» Given task
Repeat the data word for word. Do not include the pictures.

» Recorded data
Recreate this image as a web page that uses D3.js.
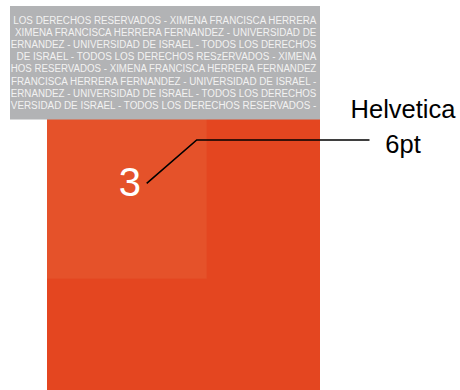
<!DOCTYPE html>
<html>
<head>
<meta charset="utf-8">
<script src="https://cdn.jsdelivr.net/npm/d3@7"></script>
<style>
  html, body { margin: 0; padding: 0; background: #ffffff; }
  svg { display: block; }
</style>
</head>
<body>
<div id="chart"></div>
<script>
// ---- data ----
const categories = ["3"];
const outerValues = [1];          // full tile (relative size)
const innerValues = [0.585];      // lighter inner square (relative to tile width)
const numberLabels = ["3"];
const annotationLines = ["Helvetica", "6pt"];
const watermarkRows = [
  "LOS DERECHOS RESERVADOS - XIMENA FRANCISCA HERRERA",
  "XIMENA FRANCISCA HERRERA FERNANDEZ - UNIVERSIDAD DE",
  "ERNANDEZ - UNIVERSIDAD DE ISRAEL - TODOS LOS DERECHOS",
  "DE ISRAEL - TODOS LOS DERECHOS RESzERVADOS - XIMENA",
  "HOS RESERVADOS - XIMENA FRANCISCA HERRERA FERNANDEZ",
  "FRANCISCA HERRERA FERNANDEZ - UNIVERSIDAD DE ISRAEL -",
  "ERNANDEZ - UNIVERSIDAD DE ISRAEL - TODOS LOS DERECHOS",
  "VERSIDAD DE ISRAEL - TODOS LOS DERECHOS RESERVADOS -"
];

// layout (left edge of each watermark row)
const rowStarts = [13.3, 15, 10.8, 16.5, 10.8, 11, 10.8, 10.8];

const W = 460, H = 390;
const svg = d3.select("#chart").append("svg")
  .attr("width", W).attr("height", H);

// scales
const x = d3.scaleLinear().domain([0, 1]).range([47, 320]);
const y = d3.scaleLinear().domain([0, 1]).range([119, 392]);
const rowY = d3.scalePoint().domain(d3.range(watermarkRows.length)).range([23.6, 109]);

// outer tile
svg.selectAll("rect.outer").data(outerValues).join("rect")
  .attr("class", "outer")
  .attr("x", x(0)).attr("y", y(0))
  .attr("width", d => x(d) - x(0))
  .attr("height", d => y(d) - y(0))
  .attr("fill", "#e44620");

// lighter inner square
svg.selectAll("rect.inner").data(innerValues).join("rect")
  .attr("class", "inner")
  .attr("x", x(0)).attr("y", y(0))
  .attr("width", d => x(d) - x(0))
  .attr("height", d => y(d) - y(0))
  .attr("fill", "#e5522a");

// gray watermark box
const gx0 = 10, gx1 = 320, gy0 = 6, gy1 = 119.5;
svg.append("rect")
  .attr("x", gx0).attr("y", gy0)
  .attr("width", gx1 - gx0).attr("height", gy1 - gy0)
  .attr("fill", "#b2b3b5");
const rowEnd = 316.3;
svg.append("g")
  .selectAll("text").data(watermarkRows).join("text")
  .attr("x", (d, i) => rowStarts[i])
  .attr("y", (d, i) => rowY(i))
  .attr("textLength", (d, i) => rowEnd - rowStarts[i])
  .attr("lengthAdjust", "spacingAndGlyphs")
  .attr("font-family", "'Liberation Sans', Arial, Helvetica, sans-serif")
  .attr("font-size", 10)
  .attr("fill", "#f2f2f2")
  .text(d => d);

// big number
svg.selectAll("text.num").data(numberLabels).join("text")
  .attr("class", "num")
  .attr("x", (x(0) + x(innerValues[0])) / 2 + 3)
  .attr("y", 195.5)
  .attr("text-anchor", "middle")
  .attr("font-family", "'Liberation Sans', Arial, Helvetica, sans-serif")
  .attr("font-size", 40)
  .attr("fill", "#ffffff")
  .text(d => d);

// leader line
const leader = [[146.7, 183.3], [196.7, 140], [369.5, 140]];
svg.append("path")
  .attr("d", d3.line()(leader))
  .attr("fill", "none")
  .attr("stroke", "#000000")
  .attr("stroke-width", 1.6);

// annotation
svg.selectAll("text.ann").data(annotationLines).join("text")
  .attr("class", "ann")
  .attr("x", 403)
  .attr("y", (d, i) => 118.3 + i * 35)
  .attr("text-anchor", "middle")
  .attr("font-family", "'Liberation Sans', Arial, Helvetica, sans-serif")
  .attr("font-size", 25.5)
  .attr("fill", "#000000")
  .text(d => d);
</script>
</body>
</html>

» Result of this task
Recreate this image as a web page that uses D3.js.
<!DOCTYPE html>
<html>
<head>
<meta charset="utf-8">
<script src="https://cdn.jsdelivr.net/npm/d3@7"></script>
<style>
  html, body { margin: 0; padding: 0; background: #ffffff; }
  svg { display: block; }
</style>
</head>
<body>
<div id="chart"></div>
<script>
// ---- data ----
const categories = ["3"];
const outerValues = [1];          // full tile (relative size)
const innerValues = [0.585];      // lighter inner square (relative to tile width)
const numberLabels = ["3"];
const annotationLines = ["Helvetica", "6pt"];
const watermarkRows = [
  "LOS DERECHOS RESERVADOS - XIMENA FRANCISCA HERRERA",
  "XIMENA FRANCISCA HERRERA FERNANDEZ - UNIVERSIDAD DE",
  "ERNANDEZ - UNIVERSIDAD DE ISRAEL - TODOS LOS DERECHOS",
  "DE ISRAEL - TODOS LOS DERECHOS RESzERVADOS - XIMENA",
  "HOS RESERVADOS - XIMENA FRANCISCA HERRERA FERNANDEZ",
  "FRANCISCA HERRERA FERNANDEZ - UNIVERSIDAD DE ISRAEL -",
  "ERNANDEZ - UNIVERSIDAD DE ISRAEL - TODOS LOS DERECHOS",
  "VERSIDAD DE ISRAEL - TODOS LOS DERECHOS RESERVADOS -"
];

// layout (left edge of each watermark row)
const rowStarts = [13.3, 15, 10.8, 16.5, 10.8, 11, 10.8, 10.8];

const W = 460, H = 390;
const svg = d3.select("#chart").append("svg")
  .attr("width", W).attr("height", H);

// scales
const x = d3.scaleLinear().domain([0, 1]).range([47, 320]);
const y = d3.scaleLinear().domain([0, 1]).range([119, 392]);
const rowY = d3.scalePoint().domain(d3.range(watermarkRows.length)).range([23.6, 109]);

// outer tile
svg.selectAll("rect.outer").data(outerValues).join("rect")
  .attr("class", "outer")
  .attr("x", x(0)).attr("y", y(0))
  .attr("width", d => x(d) - x(0))
  .attr("height", d => y(d) - y(0))
  .attr("fill", "#e44620");

// lighter inner square
svg.selectAll("rect.inner").data(innerValues).join("rect")
  .attr("class", "inner")
  .attr("x", x(0)).attr("y", y(0))
  .attr("width", d => x(d) - x(0))
  .attr("height", d => y(d) - y(0))
  .attr("fill", "#e5522a");

// gray watermark box
const gx0 = 10, gx1 = 320, gy0 = 6, gy1 = 119.5;
svg.append("rect")
  .attr("x", gx0).attr("y", gy0)
  .attr("width", gx1 - gx0).attr("height", gy1 - gy0)
  .attr("fill", "#b2b3b5");
const rowEnd = 316.3;
svg.append("g")
  .selectAll("text").data(watermarkRows).join("text")
  .attr("x", (d, i) => rowStarts[i])
  .attr("y", (d, i) => rowY(i))
  .attr("textLength", (d, i) => rowEnd - rowStarts[i])
  .attr("lengthAdjust", "spacingAndGlyphs")
  .attr("font-family", "'Liberation Sans', Arial, Helvetica, sans-serif")
  .attr("font-size", 10)
  .attr("fill", "#f2f2f2")
  .text(d => d);

// big number
svg.selectAll("text.num").data(numberLabels).join("text")
  .attr("class", "num")
  .attr("x", (x(0) + x(innerValues[0])) / 2 + 3)
  .attr("y", 195.5)
  .attr("text-anchor", "middle")
  .attr("font-family", "'Liberation Sans', Arial, Helvetica, sans-serif")
  .attr("font-size", 40)
  .attr("fill", "#ffffff")
  .text(d => d);

// leader line
const leader = [[146.7, 183.3], [196.7, 140], [369.5, 140]];
svg.append("path")
  .attr("d", d3.line()(leader))
  .attr("fill", "none")
  .attr("stroke", "#000000")
  .attr("stroke-width", 1.6);

// annotation
svg.selectAll("text.ann").data(annotationLines).join("text")
  .attr("class", "ann")
  .attr("x", 403)
  .attr("y", (d, i) => 118.3 + i * 35)
  .attr("text-anchor", "middle")
  .attr("font-family", "'Liberation Sans', Arial, Helvetica, sans-serif")
  .attr("font-size", 25.5)
  .attr("fill", "#000000")
  .text(d => d);
</script>
</body>
</html>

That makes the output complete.